The only reaction that actually disturbed me enough to comment at one point was when a great many viewers seemed to feel that Carcetti was speaking for the filmmakers in his political demagoguery at the end of season three.  His eloquence, his effect on his audience, the camera gliding in on his face as he achieves the crest of a political summit - all of this clearly indicates that it is his moment and he is ascendant.  None of it was intended as a validation of his call to recommit to the drug war or a repudiation of the truths that Bunny Colvin confronted and ultimately, to his own sacrifice, tried to address.  That many viewers thought so proves the power of get-tough-on-crime political showmanship and helps to explain why this country continues to pursue failed policies for generations and why voters tolerate such waste and insanity.

I probably should have said nothing, but the misapprehension of that key scene just threw me.  I thought that viewers who had seen Colvin wrestle honestly with the problem for episodes on end would not be so easily beguiled by a solitary moment of political theater.  I guess I went all Candide on myself and forgot my own premise.

The other aspect that takes up a lot of discussion on the internet seems to be race.  I'm not particularly interested in race as a point of discussion and in fact, I think The Wire speaks to sociopolitics, economics and issues of class more than race.  Even when the racial aspect is referenced in the plotting, it is usually in a manner that mocks someone's over-obsession with it, or messes with someone's racial preconceptions.

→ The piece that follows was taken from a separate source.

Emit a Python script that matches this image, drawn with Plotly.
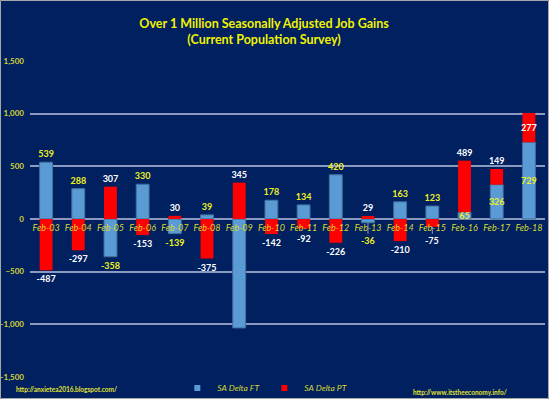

This is not to say that racism isn't a residual problem in this country and will not remain a problem for a long time to come.  But what really ails America, in my opinion, is this:  Raw, unencumbered capitalism is an economic force and a potent one.  But it is not social policy and amid a political culture of greed and selfishness, it is being made to substitute for social policy.  The rich get richer, the poor get fucked, and the middle class of this country - the union-wage consumer class that constituted the economic strength of postwar America - is fast disappearing as the need for union-wage work disappears.

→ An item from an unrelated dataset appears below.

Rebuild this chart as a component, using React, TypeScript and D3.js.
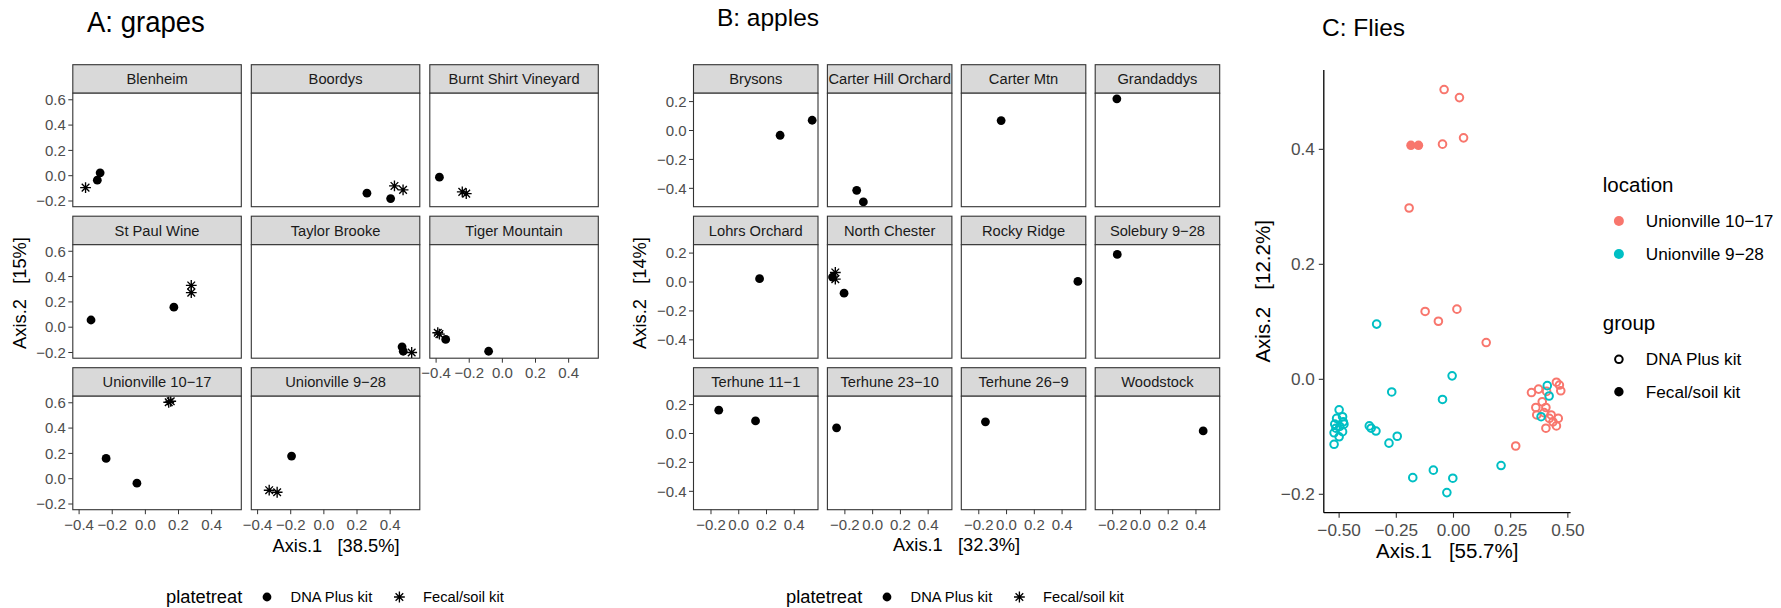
import * as d3 from "d3"

const FONT = "'Liberation Sans', Arial, Helvetica, sans-serif"
const RED = "#F8766D"
const CYAN = "#00BFC4"

// A: grapes
const grapeSites = ["Blenheim", "Boordys", "Burnt Shirt Vineyard", "St Paul Wine", "Taylor Brooke", "Tiger Mountain", "Unionville 10−17", "Unionville 9−28"]
const grapeSite = [
  "Blenheim", "Blenheim", "Blenheim",
  "Boordys", "Boordys", "Boordys", "Boordys",
  "Burnt Shirt Vineyard", "Burnt Shirt Vineyard", "Burnt Shirt Vineyard",
  "St Paul Wine", "St Paul Wine", "St Paul Wine", "St Paul Wine",
  "Taylor Brooke", "Taylor Brooke", "Taylor Brooke",
  "Tiger Mountain", "Tiger Mountain", "Tiger Mountain", "Tiger Mountain",
  "Unionville 10−17", "Unionville 10−17", "Unionville 10−17", "Unionville 10−17",
  "Unionville 9−28", "Unionville 9−28", "Unionville 9−28",
]
const grapeAxis1 = [-0.361, -0.29, -0.273, 0.26, 0.403, 0.426, 0.478, -0.38, -0.242, -0.218, -0.328, 0.172, 0.277, 0.277, 0.472, 0.479, 0.53, -0.39, -0.38, -0.342, -0.083, 0.141, 0.153, -0.237, -0.051, -0.195, -0.33, -0.282]
const grapeAxis2 = [-0.094, -0.035, 0.023, -0.138, -0.181, -0.081, -0.112, -0.012, -0.128, -0.142, 0.057, 0.158, 0.33, 0.273, -0.155, -0.19, -0.2, -0.044, -0.055, -0.097, -0.19, 0.604, 0.612, 0.16, -0.035, 0.179, -0.091, -0.107]
const grapeTreat = ["F", "D", "D", "D", "D", "F", "F", "D", "F", "F", "D", "D", "F", "F", "D", "D", "F", "F", "F", "D", "D", "F", "F", "D", "D", "D", "F", "F"]

// B: apples
const appleSites = ["Brysons", "Carter Hill Orchard", "Carter Mtn", "Grandaddys", "Lohrs Orchard", "North Chester", "Rocky Ridge", "Solebury 9−28", "Terhune 11−1", "Terhune 23−10", "Terhune 26−9", "Woodstock"]
const appleSite = [
  "Brysons", "Brysons", "Carter Hill Orchard", "Carter Hill Orchard", "Carter Mtn", "Grandaddys",
  "Lohrs Orchard", "North Chester", "North Chester", "North Chester", "North Chester",
  "Rocky Ridge", "Solebury 9−28", "Terhune 11−1", "Terhune 11−1", "Terhune 23−10", "Terhune 26−9", "Woodstock",
]
const appleAxis1 = [0.298, 0.529, -0.115, -0.067, -0.039, -0.17, 0.15, -0.269, -0.289, -0.269, -0.206, 0.514, -0.167, -0.144, 0.121, -0.26, -0.152, 0.452]
const appleAxis2 = [-0.033, 0.071, -0.414, -0.494, 0.069, 0.219, 0.023, 0.066, 0.034, 0.02, -0.077, 0.004, 0.191, 0.161, 0.087, 0.039, 0.081, 0.018]
const appleTreat = ["D", "D", "D", "D", "D", "D", "D", "F", "D", "F", "D", "D", "D", "D", "D", "D", "D", "D"]

// C: flies
const flyAxis1 = [
  -0.041, 0.026, -0.048, 0.044, -0.194, -0.124, -0.066, 0.015, 0.143, 0.272,
  0.45, 0.463, 0.469, 0.341, 0.372, 0.407, 0.36, 0.388, 0.404, 0.364, 0.396, 0.427, 0.458, 0.435, 0.45, 0.404, 0.419,
  -0.186, -0.153,
  -0.336, -0.006, -0.27, -0.048, -0.368, -0.36, -0.339, -0.246, -0.282, -0.178, -0.088, -0.003, -0.029, 0.208,
  -0.5, -0.485, -0.482, -0.479, -0.511, -0.519, -0.514, -0.497, -0.522, -0.5, -0.485, -0.522,
  0.41, 0.418, 0.383,
]
const flyAxis2 = [
  0.504, 0.49, 0.409, 0.42, 0.298, 0.118, 0.101, 0.122, 0.064, -0.116,
  -0.005, -0.01, -0.02, -0.023, -0.017, -0.021, -0.049, -0.039, -0.049, -0.062, -0.058, -0.062, -0.068, -0.074, -0.081, -0.085, -0.068,
  0.407, 0.407,
  0.096, 0.006, -0.022, -0.035, -0.081, -0.085, -0.09, -0.099, -0.111, -0.171, -0.158, -0.172, -0.197, -0.15,
  -0.053, -0.065, -0.074, -0.078, -0.068, -0.078, -0.085, -0.082, -0.093, -0.1, -0.091, -0.113,
  -0.011, -0.029, -0.065,
]
const flyLocation = [
  ...Array(27).fill("Unionville 10−17"), "Unionville 10−17", "Unionville 10−17",
  ...Array(29).fill("Unionville 9−28"),
]
const flyGroup = [...Array(27).fill("D"), "F", "F", ...Array(29).fill("D")]

const treatLabels = ["DNA Plus kit", "Fecal/soil kit"]
const locationLabels = ["Unionville 10−17", "Unionville 9−28"]

const asterisk = (r: number) => {
  const d = r / Math.SQRT2
  return `M${-r},0H${r}M0,${-r}V${r}M${-d},${-d}L${d},${d}M${-d},${d}L${d},${-d}`
}

function Marker({ x, y, t }: { x: number; y: number; t: string }) {
  if (t === "F")
    return <path d={asterisk(5.4)} transform={`translate(${x},${y})`} stroke="#000" strokeWidth={1.35} fill="none" />
  return <circle cx={x} cy={y} r={4.4} fill="#000" />
}

function Facets(props: any) {
  const { id, sites, site, ax1, ax2, treat, ncol, left0, colStep, panelW, top0, rowStep, stripH, panelH, xDomain, yDomain, xTicks, yTicks } = props
  const x = d3.scaleLinear().domain(xDomain).range([0, panelW])
  const y = d3.scaleLinear().domain(yDomain).range([panelH, 0])
  const fmt = d3.format(".1f")
  const n = sites.length
  return (
    <g>
      {sites.map((name: string, i: number) => {
        const col = i % ncol
        const row = Math.floor(i / ncol)
        const px = left0 + col * colStep
        const sy = top0 + row * rowStep
        const py = sy + stripH
        const bottom = i + ncol >= n
        const idx = d3.range(site.length).filter((k) => site[k] === name)
        return (
          <g key={name}>
            <clipPath id={`${id}-s${i}`}>
              <rect x={px} y={sy} width={panelW} height={stripH} />
            </clipPath>
            <clipPath id={`${id}-p${i}`}>
              <rect x={px} y={py} width={panelW} height={panelH} />
            </clipPath>
            <rect x={px} y={sy} width={panelW} height={stripH} fill="#D9D9D9" stroke="#333333" strokeWidth={1.1} />
            <text x={px + panelW / 2} y={sy + stripH / 2} dy="0.35em" textAnchor="middle" fontSize={14.7} fill="#1A1A1A" clipPath={`url(#${id}-s${i})`}>
              {name}
            </text>
            <rect x={px} y={py} width={panelW} height={panelH} fill="#fff" />
            <g clipPath={`url(#${id}-p${i})`}>
              {idx.map((k) => (
                <Marker key={k} x={px + x(ax1[k])} y={py + y(ax2[k])} t={treat[k]} />
              ))}
            </g>
            <rect x={px} y={py} width={panelW} height={panelH} fill="none" stroke="#333333" strokeWidth={1.1} />
            {col === 0 &&
              yTicks.map((t: number) => (
                <g key={t}>
                  <line x1={px - 4.5} x2={px} y1={py + y(t)} y2={py + y(t)} stroke="#333333" strokeWidth={1} />
                  <text x={px - 7} y={py + y(t)} dy="0.35em" textAnchor="end" fontSize={15} fill="#4D4D4D">
                    {fmt(t)}
                  </text>
                </g>
              ))}
            {bottom &&
              xTicks.map((t: number) => (
                <g key={t}>
                  <line x1={px + x(t)} x2={px + x(t)} y1={py + panelH} y2={py + panelH + 4.5} stroke="#333333" strokeWidth={1} />
                  <text x={px + x(t)} y={py + panelH + 15} dy="0.35em" textAnchor="middle" fontSize={15} fill="#4D4D4D">
                    {fmt(t)}
                  </text>
                </g>
              ))}
          </g>
        )
      })}
    </g>
  )
}

function TreatLegend({ x0 }: { x0: number }) {
  const cy = 597
  return (
    <g>
      <text x={x0} y={cy} dy="0.35em" fontSize={18.3} fill="#000">platetreat</text>
      <Marker x={x0 + 101} y={cy} t="D" />
      <text x={x0 + 124.6} y={cy} dy="0.35em" fontSize={14.7} fill="#000">{treatLabels[0]}</text>
      <Marker x={x0 + 233.4} y={cy} t="F" />
      <text x={x0 + 257} y={cy} dy="0.35em" fontSize={14.7} fill="#000">{treatLabels[1]}</text>
    </g>
  )
}

function Flies() {
  const left = 1323.8, right = 1570.6, top = 70, bottom = 512.7
  const x = d3.scaleLinear().domain([-0.567, 0.512]).range([left, right])
  const y = d3.scaleLinear().domain([-0.232, 0.538]).range([bottom, top])
  const color = d3.scaleOrdinal<string, string>().domain(locationLabels).range([RED, CYAN])
  const xTicks = [-0.5, -0.25, 0, 0.25, 0.5]
  const yTicks = [-0.2, 0, 0.2, 0.4]
  const lx = 1602.8
  return (
    <g>
      <text x={1322} y={36} fontSize={24.5} fill="#000">C: Flies</text>
      {flyAxis1.map((v, i) =>
        flyGroup[i] === "F" ? (
          <circle key={i} cx={x(v)} cy={y(flyAxis2[i])} r={4.7} fill={color(flyLocation[i])} />
        ) : (
          <circle key={i} cx={x(v)} cy={y(flyAxis2[i])} r={3.8} fill="none" stroke={color(flyLocation[i])} strokeWidth={2} />
        )
      )}
      <line x1={left} x2={left} y1={top} y2={bottom} stroke="#000" strokeWidth={1.3} />
      <line x1={left} x2={right} y1={bottom} y2={bottom} stroke="#000" strokeWidth={1.3} />
      {yTicks.map((t) => (
        <g key={t}>
          <line x1={left - 5} x2={left} y1={y(t)} y2={y(t)} stroke="#333333" strokeWidth={1.1} />
          <text x={left - 9} y={y(t)} dy="0.35em" textAnchor="end" fontSize={17.2} fill="#4D4D4D">{d3.format(".1f")(t)}</text>
        </g>
      ))}
      {xTicks.map((t) => (
        <g key={t}>
          <line x1={x(t)} x2={x(t)} y1={bottom} y2={bottom + 5} stroke="#333333" strokeWidth={1.1} />
          <text x={x(t)} y={bottom + 17} dy="0.35em" textAnchor="middle" fontSize={17.2} fill="#4D4D4D">{d3.format(".2f")(t)}</text>
        </g>
      ))}
      <text x={(left + right) / 2} y={558.3} textAnchor="middle" fontSize={20.5} fill="#000" style={{ whiteSpace: "pre" }}>
        {"Axis.1   [55.7%]"}
      </text>
      <text transform={`translate(1270,${(top + bottom) / 2}) rotate(-90)`} textAnchor="middle" fontSize={20.5} fill="#000" style={{ whiteSpace: "pre" }}>
        {"Axis.2   [12.2%]"}
      </text>
      <text x={lx} y={192.3} fontSize={20.5} fill="#000">location</text>
      {locationLabels.map((l, i) => (
        <g key={l}>
          <circle cx={lx + 16.1} cy={221 + i * 33} r={5} fill={color(l)} />
          <text x={lx + 43} y={221 + i * 33} dy="0.35em" fontSize={17.2} fill="#000">{l}</text>
        </g>
      ))}
      <text x={lx} y={330} fontSize={20.5} fill="#000">group</text>
      {treatLabels.map((l, i) => (
        <g key={l}>
          {i === 0 ? (
            <circle cx={lx + 16.1} cy={359.3} r={3.8} fill="none" stroke="#000" strokeWidth={2} />
          ) : (
            <circle cx={lx + 16.1} cy={391.7} r={4.7} fill="#000" />
          )}
          <text x={lx + 43} y={359.3 + i * 32.4} dy="0.35em" fontSize={17.2} fill="#000">{l}</text>
        </g>
      ))}
    </g>
  )
}

export default function App() {
  return (
    <svg width={1781} height={608} style={{ position: "absolute", left: 0, top: 0, background: "#fff" }} fontFamily={FONT}>
      <rect width={1781} height={608} fill="#fff" />
      {/* A: grapes */}
      <text transform="translate(87,32) scale(0.95,1)" fontSize={29} fill="#000">A: grapes</text>
      <Facets
        id="ga" sites={grapeSites} site={grapeSite} ax1={grapeAxis1} ax2={grapeAxis2} treat={grapeTreat}
        ncol={3} left0={72.8} colStep={178.5} panelW={168.5} top0={64.7} rowStep={151.5} stripH={28.5} panelH={113.5}
        xDomain={[-0.438, 0.579]} yDomain={[-0.245, 0.652]} xTicks={[-0.4, -0.2, 0, 0.2, 0.4]} yTicks={[-0.2, 0, 0.2, 0.4, 0.6]}
      />
      <text x={336} y={551.7} textAnchor="middle" fontSize={18.3} fill="#000" style={{ whiteSpace: "pre" }}>{"Axis.1   [38.5%]"}</text>
      <text transform="translate(26,293) rotate(-90)" textAnchor="middle" fontSize={18.3} fill="#000" style={{ whiteSpace: "pre" }}>{"Axis.2   [15%]"}</text>
      <TreatLegend x0={166} />

      {/* B: apples */}
      <text x={716.9} y={26} fontSize={24.5} fill="#000">B: apples</text>
      <Facets
        id="ap" sites={appleSites} site={appleSite} ax1={appleAxis1} ax2={appleAxis2} treat={appleTreat}
        ncol={4} left0={693.5} colStep={133.9} panelW={124.5} top0={64.7} rowStep={151.5} stripH={28.5} panelH={113.5}
        xDomain={[-0.326, 0.571]} yDomain={[-0.527, 0.258]} xTicks={[-0.2, 0, 0.2, 0.4]} yTicks={[-0.4, -0.2, 0, 0.2]}
      />
      <text x={956.5} y={550.7} textAnchor="middle" fontSize={18.3} fill="#000" style={{ whiteSpace: "pre" }}>{"Axis.1   [32.3%]"}</text>
      <text transform="translate(646,293) rotate(-90)" textAnchor="middle" fontSize={18.3} fill="#000" style={{ whiteSpace: "pre" }}>{"Axis.2   [14%]"}</text>
      <TreatLegend x0={786} />

      <Flies />
    </svg>
  )
}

Raw capitalism - absent the moderating aspect of a political system that cares for the great mass of voters (or non-voters) who uphold that system - is not good for most of us.  It is great for a few of us.  We are building only the America that we are paying for, and ultimately, it is going to be an ugly and brutal place, much like the city-state depicted in The Wire.  So when Congress fails to raise the minimum wage for the first time in fifteen years because they will do so only if at the same they can eliminate an estate tax for the wealthiest 8,000 families in the country, as they did this month, I at least manage a smile to know that the content of my little television drama is not the stuff of hyperbole; if anything we've been gentle about what the American future is.

Race and race-consciousness - which seems to occupy so many viewers, black and white - seems almost beside the point when all of us, regardless of our melanin, are being subjected to such diminished opportunities and when the political structure is so indifferent to the social and economic fabric of the nation as a whole.  I guess the more they keep us arguing about such chicken-and-egg stuff as say, whether crime is the result of individual failures of responsibility - nature - or whether it results from denial of opportunity and societal dysfunction - nurture - the less time we spend examining who is marginalizing whom in this country and to what possible and profitable end.  Yet whether Stringer Bell was born a bad guy or was made a bad guy by events seems to be what viewers want to debate endlessly.

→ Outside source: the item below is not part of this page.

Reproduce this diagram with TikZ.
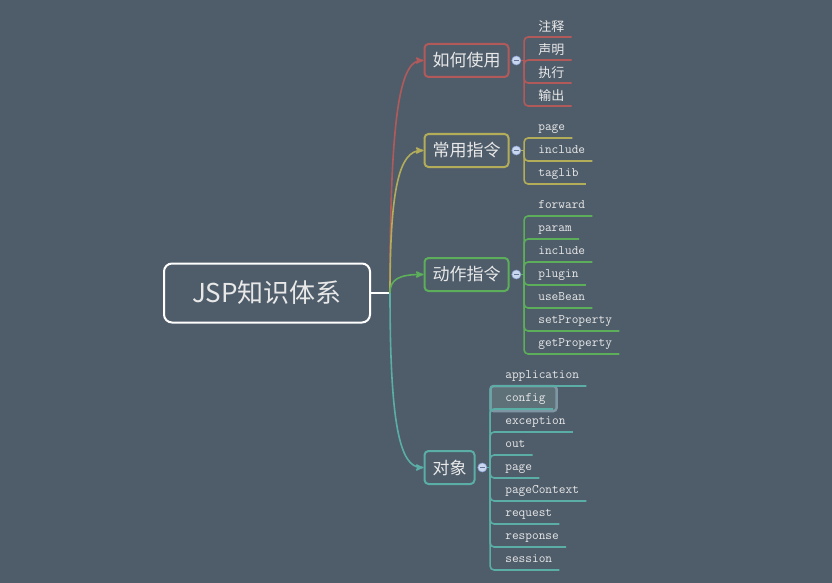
\documentclass[tikz,border=0pt]{standalone}
\usepackage{fontspec}
\setmainfont{Noto Sans CJK SC}
\newfontfamily\cjk{Noto Sans CJK SC}
\usepackage{tikz}
\usetikzlibrary{positioning,arrows}

\definecolor{bg}{HTML}{4F5D6B}
\definecolor{txt}{HTML}{E8E8E8}
\definecolor{redb}{HTML}{B25A5A}
\definecolor{yelb}{HTML}{B3AD5A}
\definecolor{grnb}{HTML}{5DAE5B}
\definecolor{teab}{HTML}{5AAEA6}
\definecolor{foldfill}{HTML}{C9D7EF}
\definecolor{folddraw}{HTML}{8FA6D6}
\definecolor{hlfill}{HTML}{5E7179}
\definecolor{hldraw}{HTML}{7F97A4}

\begin{document}
\begin{tikzpicture}[x=1pt,y=-1pt,>=stealth',semithick]
  \tikzstyle{topic}=[draw,line width=2pt,rounded corners=4pt,fill=bg,text=txt,
                     minimum height=33pt,inner xsep=8pt,font=\fontsize{17}{20}\selectfont]
  \tikzstyle{fold}=[circle,draw=folddraw,fill=foldfill,inner sep=0pt,minimum size=9pt,
                    text=folddraw!70!black]
  \tikzstyle{leaf}=[anchor=south west,inner xsep=7pt,inner ysep=0pt,text=txt,
                    text depth=7pt,font=\fontsize{13}{14}\ttfamily]
  \tikzstyle{cjkleaf}=[leaf,text depth=5pt,font=\fontsize{13}{14}\cjk]
  \tikzstyle{twig}=[line width=1.6pt,rounded corners=4pt]
  \tikzstyle{branch}=[->,line width=1.6pt]

  \useasboundingbox[fill=bg] (0,0) rectangle (832,583);

  \node[draw=white,line width=2pt,rounded corners=8pt,minimum width=206pt,
        minimum height=59pt,text=txt,font=\fontsize{26}{30}\selectfont]
        (root) at (267,293) {JSP知识体系};
  \coordinate (hub) at (390,293);

  \node[topic,draw=redb] (use) at (466.5,60.5)  {如何使用};
  \node[topic,draw=yelb] (dir) at (466.5,150.5) {常用指令};
  \node[topic,draw=grnb] (act) at (466.5,274.5) {动作指令};
  \node[topic,draw=teab] (obj) at (449.5,467.5) {对象};

  \node[fold] (usedot) [right=2pt of use] {\rule{4.5pt}{1.2pt}};
  \node[fold] (dirdot) [right=2pt of dir] {\rule{4.5pt}{1.2pt}};
  \node[fold] (actdot) [right=2pt of act] {\rule{4.5pt}{1.2pt}};
  \node[fold] (objdot) [right=2pt of obj] {\rule{4.5pt}{1.2pt}};

  \draw[white,line width=2pt] (root.east) -- (hub);
  \draw[branch,redb] (hub) .. controls +(0,-175) and +(-24,0) .. (use.west);
  \draw[branch,yelb] (hub) .. controls +(0,-106) and +(-24,0) .. (dir.west);
  \draw[branch,grnb] (hub) .. controls +(0,-14) and +(-24,0) .. (act.west);
  \draw[branch,teab] (hub) .. controls +(0,130) and +(-24,0) .. (obj.west);

  % selected topic
  \draw[fill=hlfill,draw=hldraw,line width=2.5pt,rounded corners=3pt]
       (490.5,386) rectangle (556.5,411);

  \foreach \t [count=\i] in {注释,声明,执行,输出}
    \node[cjkleaf] (use\i) at (531,14+23*\i) {\t};
  \foreach \t [count=\i] in {page,include,taglib}
    \node[leaf] (dir\i) at (531,115+23*\i) {\t};
  \foreach \t [count=\i] in {forward,param,include,plugin,useBean,setProperty,getProperty}
    \node[leaf] (act\i) at (531,193+23*\i) {\t};
  \foreach \t [count=\i] in {application,config,exception,out,page,pageContext,request,response,session}
    \node[leaf] (obj\i) at (498,363+23*\i) {\t};

  % forks
  \draw[line width=1.6pt,redb] (usedot.east) -- ++(3,0) coordinate (usefork);
  \draw[line width=1.6pt,yelb] (dirdot.east) -- ++(3,0) coordinate (dirfork);
  \draw[line width=1.6pt,grnb] (actdot.east) -- ++(3,0) coordinate (actfork);
  \draw[line width=1.6pt,teab] (objdot.east) -- ++(3,0) coordinate (objfork);

  \foreach \i in {1,...,4}
    \draw[twig,redb] (usefork) |- (use\i.south east);
  \foreach \i in {1,...,3}
    \draw[twig,yelb] (dirfork) |- (dir\i.south east);
  \foreach \i in {1,...,7}
    \draw[twig,grnb] (actfork) |- (act\i.south east);
  \foreach \i in {1,...,9}
    \draw[twig,teab] (objfork) |- (obj\i.south east);
\end{tikzpicture}
\end{document}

The answer, I would suggest, is that he was both and I offer that answer in the hope that such horseshit debates about good-versus-evil and whether or not all these crazy ghetto Negros in Baltimore are depraved or deprived can be discarded in favor of a discussion about why there are still entrenched ghettos (black, Hispanic, and yes, white, now that the union wages are gone) in a city that was once a great port and manufacturing center within the greatest economic power the world had ever seen.

Debate that for a while, perhaps.

Q: Thanks, David.  [Jim King]

A: No, thank you for the opportunity, Jim.  And thanks for maintaining the Yahoo group and Homicide: Links on the Sites.